A Massachusetts legislative committee held the last public meeting on Friday on gun control before lawmakers draft a final bill.
The auditorium was packed with hundreds of people. Some wore NRA caps while others carried signs that read “Stop Gun Violence”.
Governor Deval Patrick spoke in favor of his bill which would require Massachusetts courts to give mental health records to the FBI, allowing other states access to the records before issuing gun licenses.
“This information will only be used for the purposes of firearm licensing and make sure that Massachusetts is aware of a resident’s full history when it’s time to license them for a firearm,” he said at the hearing, which was held at the State House.
Some mental health advocates worry that submitting records could invade patients' privacy rights or discourage them from seeking mental health treatment.
Nicole Hockley was among those testifying. Her six-year-old son Dylan was killed in the massacre at Sandy Hook Elementary School.
“He was autistic and he was a beautiful little boy who just loved the simple things in life. He loved the moon, he loved the color purple, and he loved garlic bread. That was happiness for him. And he died in the arms of his special education teacher and she died trying to protect him.”
Hockley said what happened in Newtown could happen in Massachusetts. She asked the legislature to pass tighter gun controls.
Also testifying was Jim Wallace, the executive director of the gun owner’s action league. He urged the panel not to penalize responsible gun owners.
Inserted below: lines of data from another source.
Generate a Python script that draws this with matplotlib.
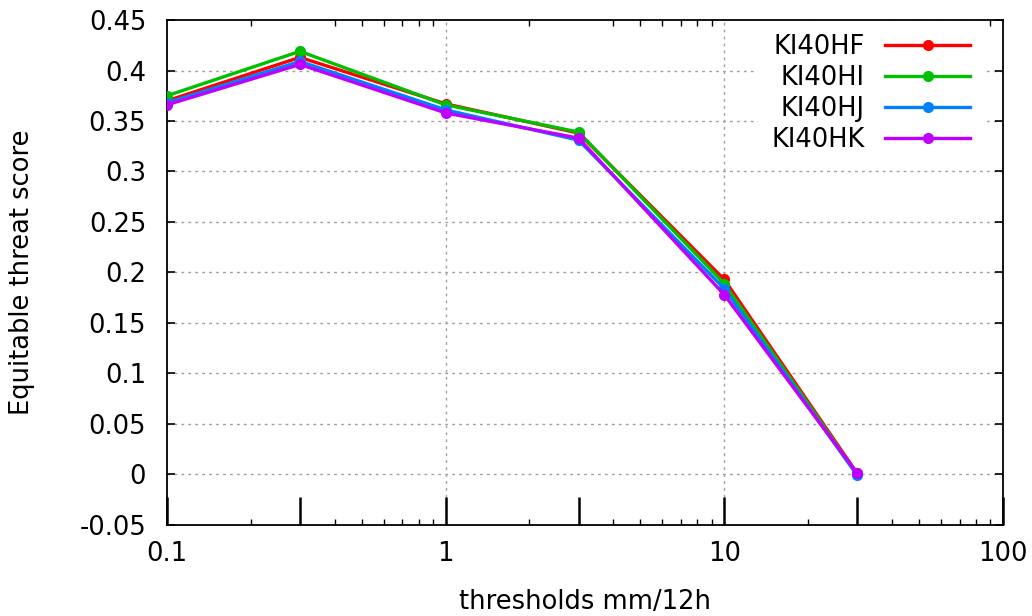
import matplotlib
matplotlib.use("Agg")
import matplotlib.pyplot as plt
from matplotlib.ticker import FixedLocator, FixedFormatter, NullFormatter

# thresholds (mm/12h) and equitable threat scores
thresholds = [0.1, 0.3, 1, 3, 10, 30]
ets_hf = [0.370, 0.413, 0.367, 0.338, 0.193, 0.001]
ets_hi = [0.375, 0.419, 0.366, 0.339, 0.189, 0.000]
ets_hj = [0.368, 0.409, 0.361, 0.331, 0.184, -0.001]
ets_hk = [0.366, 0.406, 0.358, 0.333, 0.178, 0.001]

labels = ["KI40HF", "KI40HI", "KI40HJ", "KI40HK"]
colors = ["#ff0000", "#00c000", "#0080ff", "#c000ff"]

x_major = [0.1, 0.3, 1, 3, 10, 30, 100]
x_major_labels = ["0.1", "", "1", "", "10", "", "100"]
x_minor = [0.2, 0.4, 0.5, 0.6, 0.7, 0.8, 0.9,
           2, 4, 5, 6, 7, 8, 9,
           20, 40, 50, 60, 70, 80, 90]
y_ticks = [-0.05, 0, 0.05, 0.1, 0.15, 0.2, 0.25, 0.3, 0.35, 0.4, 0.45]
y_tick_labels = ["-0.05", "0", "0.05", "0.1", "0.15", "0.2", "0.25",
                 "0.3", "0.35", "0.4", "0.45"]

plt.rcParams['font.family'] = ['DejaVu Sans']
fs = 18.5

fig = plt.figure(figsize=(10.32, 6.16), dpi=100)
ax = fig.add_axes([0.1618, 0.148, 0.810, 0.8195])

grid_style = dict(color="#a0a0a0", linewidth=1.0, linestyle=(0, (2, 3)), zorder=0)
for yv in y_ticks[1:-1]:
    ax.axhline(yv, **grid_style)
for xv in [1, 10]:
    ax.axvline(xv, **grid_style)

for series, lab, col in zip([ets_hf, ets_hi, ets_hj, ets_hk], labels, colors):
    ax.plot(thresholds, series, color=col, linewidth=2.4, marker="o",
            markersize=7, label=lab, zorder=3)

ax.set_xscale("log")
ax.set_xlim(0.1, 100)
ax.set_ylim(-0.05, 0.45)

ax.xaxis.set_major_locator(FixedLocator(x_major))
ax.xaxis.set_major_formatter(FixedFormatter(x_major_labels))
ax.xaxis.set_minor_locator(FixedLocator(x_minor))
ax.xaxis.set_minor_formatter(NullFormatter())
ax.yaxis.set_major_locator(FixedLocator(y_ticks))
ax.yaxis.set_major_formatter(FixedFormatter(y_tick_labels))

ax.tick_params(axis="x", which="major", direction="in", length=20, width=1.8,
               top=False, labelsize=fs, pad=12)
ax.tick_params(axis="x", which="minor", direction="in", length=4, width=1,
               top=True)
ax.tick_params(axis="y", which="major", direction="in", length=6, width=1.2,
               right=True, labelsize=fs, pad=15)
for sp in ax.spines.values():
    sp.set_linewidth(1.3)

ax.set_xlabel("thresholds mm/12h", fontsize=fs)
ax.set_ylabel("Equitable threat score", fontsize=fs)
ax.xaxis.set_label_coords(0.5, -0.127)
ax.yaxis.set_label_coords(-0.158, 0.5)

# key box blanks the grid behind it, like gnuplot's key
leg = ax.legend(loc="upper right", bbox_to_anchor=(0.976, 0.998),
                frameon=True, facecolor="white", edgecolor="none",
                framealpha=1.0, fancybox=False, markerfirst=False,
                fontsize=fs, handlelength=3.3, handletextpad=0.8,
                labelspacing=0.2, borderaxespad=0, borderpad=0.5)

fig.savefig("out.png", dpi=100)
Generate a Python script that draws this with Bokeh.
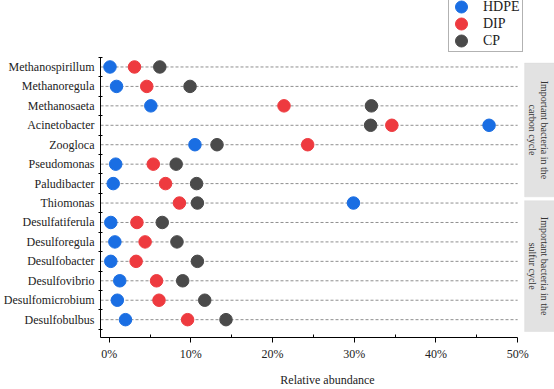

“You know, one of the things I hear all the time is that we have to prevent access of guns from unlawful people. We really need to deal with unlawful people being on the streets themselves, because they’re going to find access to something that will cause harm.”
About 60 gun bills are pending before the Legislature. The proposals include stricter sentences for gun crimes, establishing a registry of all gun offenders in Massachusetts and requiring gun owners to buy liability insurance.
Lawmakers hope to hammer out a comprehensive bill this fall.